In 1999, comic book writer Jhonen Vasquez pitched his idea for a cartoon to Nickelodeon. That wacky little idea became Invader Zim, a series that began airing in 2001. The network had no idea what a gem Vasquez had produced for them, cancelling the series shortly into the second season. Despite the series being a critical darling, Nickelodeon’s viewers didn’t click with the show. Since it has been off the air, however, the show has remained in the public consciousness, firmly establishing itself as a cult classic.
‘You dare agree with me? Prepare to meet your horrible doom!’
It’s not hard to see why the show struck a chord and has continued to find an audience. This show is all about outsiders, in all walks of life. An alien on Earth who doesn’t fit in with his own people let alone the filthy humans he must blend in with, a young boy obsessed with the supernatural, his sister who would happily avoid all human contact, a robot assistant made of junk parts, leaders of an alien race determined entirely by height… Even those of us who have managed to walk through life being popular and adored will have, at one time or another, felt left out. Being an outsider of some kind is a universal experience – for both children and adults – and as a concept, will never date.
Invader Zim not only appeals to adults as well as children, but is quality TV outside of the intended audience (children) and medium (animation). If you haven’t seen the series before, I highly recommend you get hold of a copy. You will find you are unable to stop watching and discover numerous amusing one-liners that you never knew you were missing in your life.
‘Prepare your bladder for imminent release!’
I’m not sure how Vasquez pitched Invader Zim to a bunch of executives – granted, children’s TV – the premise is both completely batty and utterly genius. The title character of the series is part of an alien race that expands by invading other planets/civilisations. They’ve tried exiling him and forcing him to do manual labour, but the ‘Tallest’ (yes, his race elevates their leaders based on their height… because, well, why not?!) have been unable to adequately rid themselves of Zim. More hindrance than help, Zim is motivated and well meaning (from his society’s perspective, not so much the poor Earth vermin he hopes to conquer). The Tallest give in to Zim’s demands for an assignment and send him to the very out-of-the-way and insignificant planet, Earth.
This premise is already ripe for stories, but Vasquez doesn’t stop there with developing a rich situation for the narrative. When Zim lands on Earth, he realizes that he needs to blend in with the humans while also learning as much as he possibly can about them – and where better to learn than school?! The inept, impetuous invading alien is thrown into the world of primary school.
‘Oh, I know all kinds of things about you. Pretty creepy, huh?’
Zim is my idol, my fear, and my life. Perhaps you think it is strange for an adult to relate so well to a children’s cartoon about a hapless alien determined to conquer Earth, but such thoughts simply go to show that you have not watched the genius that is Invader Zim. While being thoroughly entertained, the series managed to create characters that are so bizarrely ‘out there’ that they are utterly believable. I saw myself and all my friends in these fictional characters, reminding me of everything there is to love about the people in my life (yes, soppy, I know).

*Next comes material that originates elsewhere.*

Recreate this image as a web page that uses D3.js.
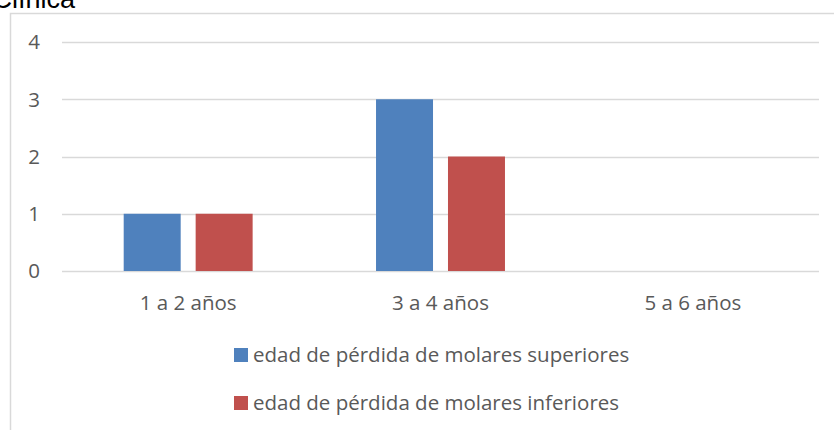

The foil for the titular character is two-fold. First is Gir, Zim’s malfunctioning, adorable robot. Gir is excitable and friendly, often throwing spanners in Zim’s plans without meaning to; for instance, taking out his GPS chip to make room for a cupcake – because cupcake, duh. While Gir wants to be helpful, he also can’t seem to get the hang of this ‘destruction’ thing. He’s far too busy making friends to be any good as a soldier of invasion (which, incidentally, Zim isn’t good at either).
Dib is Zim’s schoolmate foil, similar inept in his own ways and the focus of much of Zim’s ire. A self-appointed ‘paranormal investigator’, Dib is the butt of most school jokes. No one believes his crazy ideas, even the ones that are true – that Zim is an alien, there to collect data on humanity in order to conquer the Earth. Zim, Gir, and Dib all have two things in common: they are looking for validation and respect (Zim with the tallest, Gir with Zim, and Dib with his father and, well, everyone else) and struggling to overcome their inadequacies. They are each relatable, endearing, and infuriating. What’s not to love?
‘Lemony fresh victory shall be mine!’
More than fifteen years later, whether you are returning to this series as a previous fan or coming to it fresh, you’ll find it has lost none of its appeal. The series is endlessly quotable and continues to feel ‘lemony fresh’ and inventive.